There are a lot of elderly people selling whole kinds of stuff on the streets. Everywhere you can find them selling old books, handmade socks or typical hats, some jewellery, paintings but also many kinds of nuts, fruits, tissues or even cigarettes one by one from different packages. On the main Tbilisi avenue called Rustaveli is looks like an alive market. But not just there, you can find it everywhere, especially on Station square, where I got of the bumpy metro ride which opens the door even before stopping. Metro in Tbilisi was built in 1966 and it also looks like that with extremely fast escalators and pretty damn deep stations. I probably spent like 2 minutes just going down by fast escalator, it was that deep.
Station square was a cool place where was a lot going on. Very busy place indeed, just how I mentioned before, people selling many things on the street plus all the minibuses passing by. While I was waiting for some food, which I am gonna write about later, some taxi drivers started to ask me about my GoPro camera. I explained what that thing is for and how much it costs and then I was forced to take some pictures with then, which was actually my intention as well. Very nice and friendly people, not like taxi drivers I know. On the streets you don’t get the feeling like somebody would steel a camera hanging of your shoulder or would bother you just because you look like a tourist. People were very friendly and helpful in all the occasions I needed something, but I think they are like this in general. Willing to explain even if not speaking English.
So which sights did I see in Tbilisi?
Walking along the Tbilisi’s busiest street Rustaveli I soon found a Georgian Parliament standing right next to Tbilisi first public school. Both very magnificent buildings with great dimensions. I just crossed the street and ended up in the National gallery. My first church to visit was a Kashveti church situated next to the gallery. I went on walking until I got on the Freedom Square, formerly known as Lenin square, but in 1918 it was renamed due to foundation of the first Georgian republic. On Freedom square you can find a bust of Alexander Pushkin and Tbilisi Town hall as well.
Walking south and I passed by Lado Gudiashvili square, then walking up the old stairs towards another church with a statue in the background. Kartlis Deda is symbol of the city. It is a statue of Georgian woman wearing a typical dress and in her left hand holding a bowl of wine to greet those who come as friends, in her right hand holding sword for those who come as enemies. Not far away is a Narikala Fortress with botanical garden and St. Nicholas church overlooking the city and river Kura. A short walk down the stairs and I found a Metekhi church and a statue of king Vakhtang Gorgasali. Metekhi stands for a “the area around the palace” and it used to be a king’s residence. I crossed the bridge above the river Kura and turned left where you can find an Aerial tramway going up to the Narikala Fortress. The park close by is called Rike Park which provides relaxation and other activities for all ages. Another new monument of the city is the Bridge of Peace which I crossed to get on the other side of the river again and to walk on the streets of old town and visit Sioni Cathedral.

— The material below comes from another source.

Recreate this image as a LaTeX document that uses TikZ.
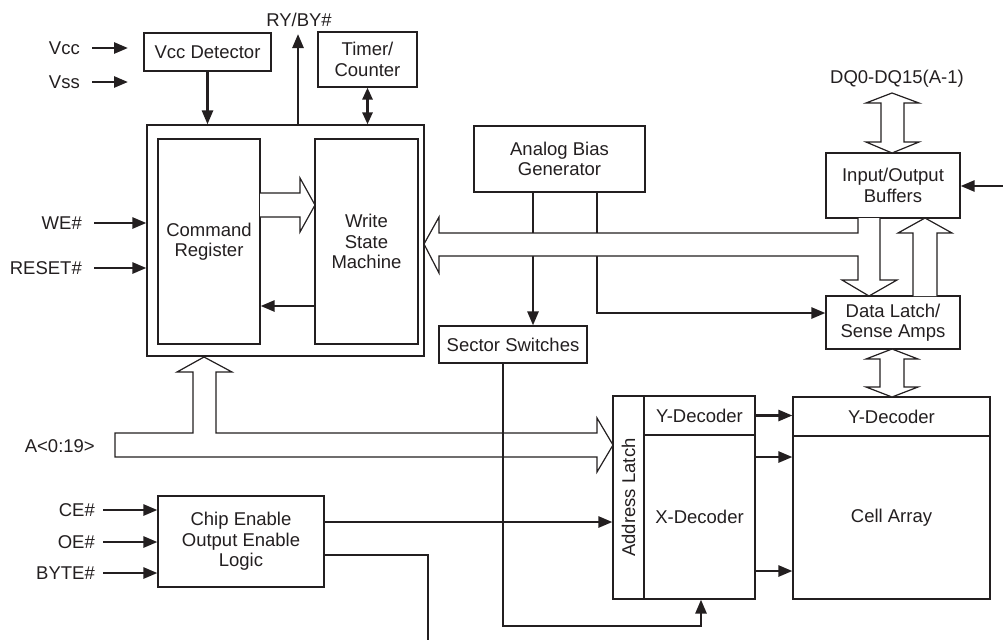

Last place which is definitely worth to pay a visit is a Tbilisi’s Funicular. It is a tram going up to hill where a Mtatsminda Amusement park is situated and definitely a place to take pictures from. I was really surprised how cool the place was. It was pretty empty since it was cold and Tuesday afternoon, but almost all the rides were open. You can find there all kinds of activities and rides for kids as well as for adults. Some of the rides like Ferris wheel or roller coaster offer spectacular views of the city while pumping adrenalin into your body. Amazing place with great view I must say, but only one thing I didnt understand was, why there were so many employees in the amusement park at that time when there was no people. Imagine 6 booths next to each other with different activities like shooting on the target and there was a person working in each of them. I think not just that place but the whole city was overstaffed. Anyways, in the summer it looks for sure different.
For sure these are not the all the hot spots to visit in Tbilisi and I missed some cool ones, but this time I didn’t check any guide, neither considered places to visit before coming to Georgia. I just wanted to walk, enjoy and discover by myself.
There is one big THANK YOU to Yanan, Nick and Semih, my new friends I made in Tbilisi.